SAN FRANCISCO (CN) - Taking a stand in favor of the public record, a federal judge in California has refused to keep secret a settlement involving social media game maker Zynga. A company's fear of embarrassment or bad publicity is not sufficient to keep court records out of the public eye, the judge said.
The case involved an individual software engineer's claim that Zynga violated federal law on overtime by declaring engineers exempt. A settlement for a single employee could lead to further suits by other workers on the same grounds.
Engineer Andrew Luo and game company Zynga submitted their settlement under seal. But Magistrate Judge Nathanael Cousins did not go along.
"Because the parties have failed to overcome the presumption of public access, the court finds that the parties' settlement should be unsealed," wrote Cousins in a ruling earlier this week.
He said Luo and Zynga argued that their deal remain under seal because it contains a confidentiality provision that said they could not file it in the public record. They also argued that if the deal saw the public light, it might discourage people from settling cases.
"These arguments are not persuasive," he wrote, noting that potential embarrassment and the possibility of more lawsuits are not compelling reasons for secrecy. Luo's accusations against Zynga are already a matter of public record, note the judge who works in of San Francisco's federal court.
"Because the parties here have failed to articulate any facts - for example that the settlement agreement contains trade secrets or competitively sensitive information - that would justify sealing their settlement agreement, the court finds that the settlement agreement should be unsealed," Cousins ruled.
But he gave the two sides a chance to back out of the settlement before it was unsealed.
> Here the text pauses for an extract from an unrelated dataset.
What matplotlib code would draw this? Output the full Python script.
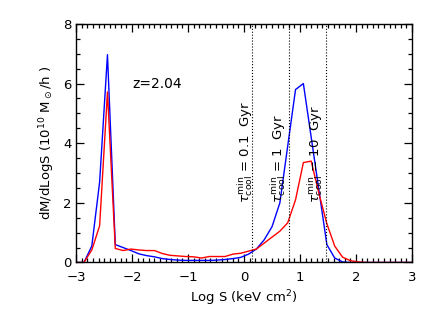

"If the parties wish to move forward with a settlement, they should be advised that the court is not inclined to approve a settlement of FLSA claims that includes a broad release provision purporting to release claims unrelated to this litigation, absent a particularized showing that such a broad release in this case is 'fair and reasonable,' " said the seven-page ruling.
The parties have two weeks to walk away from their agreement or file an unsealed agreement as a public record.